No último sábado (3/6), os moradores do bairro São José, na região da Pampulha, se reuniram em um campo de várzea para homenagear José Milton dos Santos, de 60 anos. José, ou “Jesus” como era chamado no bairro, foi responsável por mais de 40 anos da manutenção e administração do Campo do Inconfidência, no Alípio de Melo, também situado na Pampulha.
O apelido carinhoso “Jesus” veio da aparência marcante e dos cabelos longos que possuía. No entanto, era sua dedicação para o esporte e seu cuidado com a comunidade que o tornaram amplamente conhecido e admirado por todos na região.
Evelyn Santos da Silva, de 33 anos, sobrinha de Jesus, conta um pouco da trajetória dele até chegar ao Campo do Inconfidência. “Ele veio de Sergipe, junto com o resto da família. Quando chegou aqui, se deparou com o campo abandonado e decidiu cuidar dele. Sempre foi apaixonado pela bola, então queria um lugar onde pudesse jogar com os amigos e para as crianças da comunidade, que não tem muita segurança nem lazer, terem um lugar também.”, conta.
Foi com inspiração nessa paixão que amigos e familiares de Jesus decidiram realizar a homenagem e o velório em campo. “Era a maneira mais justa de se despedir. Passou tanto tempo cuidando do campo e da comunidade. Te falo com certeza que mais de 200 pessoas foram (ao velório). Enchemos dois ônibus e vários carros com amigos e familiares, todo mundo gostava dele.”, continua Evelyn.
De acordo com Emerson Lúcio, que também trabalha na administração do campo, o velório não poderia ter sido diferente. “A vida do Jesus era o campo e a comunidade. Não tinha lugar melhor para se despedir dele, o local que ele cuidou por tantos anos e com a presença da comunidade que ele tanto ajudava também. Foi realmente a cara dele.”, afirma.
Foi justamente cuidando que Jesus acabou morrendo. O idoso caiu de uma escada enquanto realizava a poda de uma árvore no bairro Ribeiro de Abreu, na região Nordeste de Bo Horizonte, na sexta-feira (2/6). Um mês após o aniversário de 60 anos, ele não resistiu à queda e morreu no local.

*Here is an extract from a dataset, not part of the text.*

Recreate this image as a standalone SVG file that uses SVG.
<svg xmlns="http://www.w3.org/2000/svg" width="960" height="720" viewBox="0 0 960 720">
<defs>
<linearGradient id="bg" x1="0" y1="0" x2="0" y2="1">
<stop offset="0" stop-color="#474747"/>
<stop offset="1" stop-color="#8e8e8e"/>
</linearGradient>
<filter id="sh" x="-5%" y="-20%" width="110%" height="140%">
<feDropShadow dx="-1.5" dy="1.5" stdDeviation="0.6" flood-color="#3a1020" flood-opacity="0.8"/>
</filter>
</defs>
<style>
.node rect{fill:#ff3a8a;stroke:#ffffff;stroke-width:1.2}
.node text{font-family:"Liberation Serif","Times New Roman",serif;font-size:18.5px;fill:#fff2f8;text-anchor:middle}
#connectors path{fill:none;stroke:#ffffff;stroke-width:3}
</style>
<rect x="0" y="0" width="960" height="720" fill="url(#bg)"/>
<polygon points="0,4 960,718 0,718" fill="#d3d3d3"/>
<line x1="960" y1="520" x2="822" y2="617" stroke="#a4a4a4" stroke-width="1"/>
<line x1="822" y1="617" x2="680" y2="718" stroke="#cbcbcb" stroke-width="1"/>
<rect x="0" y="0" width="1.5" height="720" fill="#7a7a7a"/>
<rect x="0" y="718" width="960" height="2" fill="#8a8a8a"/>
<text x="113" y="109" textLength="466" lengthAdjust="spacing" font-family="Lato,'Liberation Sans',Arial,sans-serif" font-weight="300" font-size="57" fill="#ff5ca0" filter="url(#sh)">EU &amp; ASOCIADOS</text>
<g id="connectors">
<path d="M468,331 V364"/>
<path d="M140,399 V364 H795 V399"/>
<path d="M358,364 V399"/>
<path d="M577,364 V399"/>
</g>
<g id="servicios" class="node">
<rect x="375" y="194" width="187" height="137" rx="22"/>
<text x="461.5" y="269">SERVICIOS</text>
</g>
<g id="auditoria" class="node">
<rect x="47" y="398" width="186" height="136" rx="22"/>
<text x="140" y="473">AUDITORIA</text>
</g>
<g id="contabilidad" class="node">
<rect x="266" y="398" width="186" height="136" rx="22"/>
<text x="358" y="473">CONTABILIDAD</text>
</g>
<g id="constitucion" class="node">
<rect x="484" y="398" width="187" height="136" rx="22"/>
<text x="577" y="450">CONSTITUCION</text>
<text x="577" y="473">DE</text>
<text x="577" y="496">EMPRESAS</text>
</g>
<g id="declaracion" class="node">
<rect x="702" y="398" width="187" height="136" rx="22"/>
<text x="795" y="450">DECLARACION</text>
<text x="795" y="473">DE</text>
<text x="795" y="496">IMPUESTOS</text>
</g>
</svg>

No “último jogo” com Jesus, o caixão foi colocado de frente para o gol, e os companheiros de time, com pequenos toques na bola, ajudaram o amigo falecido a realizar seu último gol.
“Não tiveram como despedir dele antes, né, então surgiu a ideia do último gol para garantir que fosse uma despedida digna, juntando tudo que ele amava.”, conta Evelyn.
Depois do último gol de Jesus, a comunidade se despediu de uma figura emblemática da comunidade ao som de aplausos.
Contribuições para a comunidade
Os amigos contam sobre como Jesus retornava para a comunidade que fazia parte. “Ele tirava do bolso dele para cuidar das pessoas. Vai ser um prejuízo muito grande para a comunidade aqui.”, conta Bruce Henrique, de 43 anos, amigo próximo de Jesus.
Bruce também lembra sobre a festa que Jesus fazia no dia das crianças no bairro. “Fechava a rua, fazia um festão. Arrecadava brinquedo, arrecadava bala. Tirava do bolso dele quando precisava. A gente fazia rua de lazer para ajudar todo mundo.”, conta.
Além das famosas festas para as crianças que Jesus tanto gostava, ele também foi um dos criadores da “Pelada dos amigos”, que reunia os mais velhos do bairro para praticar o esporte.
"Ele tirou os ‘velho’ que tava entocado dentro de casa. Ele ascendeu a autoestima dos 'velhos', eles ficavam em casa, e hoje nossa pelada é muito boa, a amizade é boa demais", relata o companheiro de time.
“É impressionante o que nós aqui da comunidade conseguimos fazer por Jesus com a ajuda de todos os amigos dele. Ele merecia muito e muito mais.”, finaliza Bruce.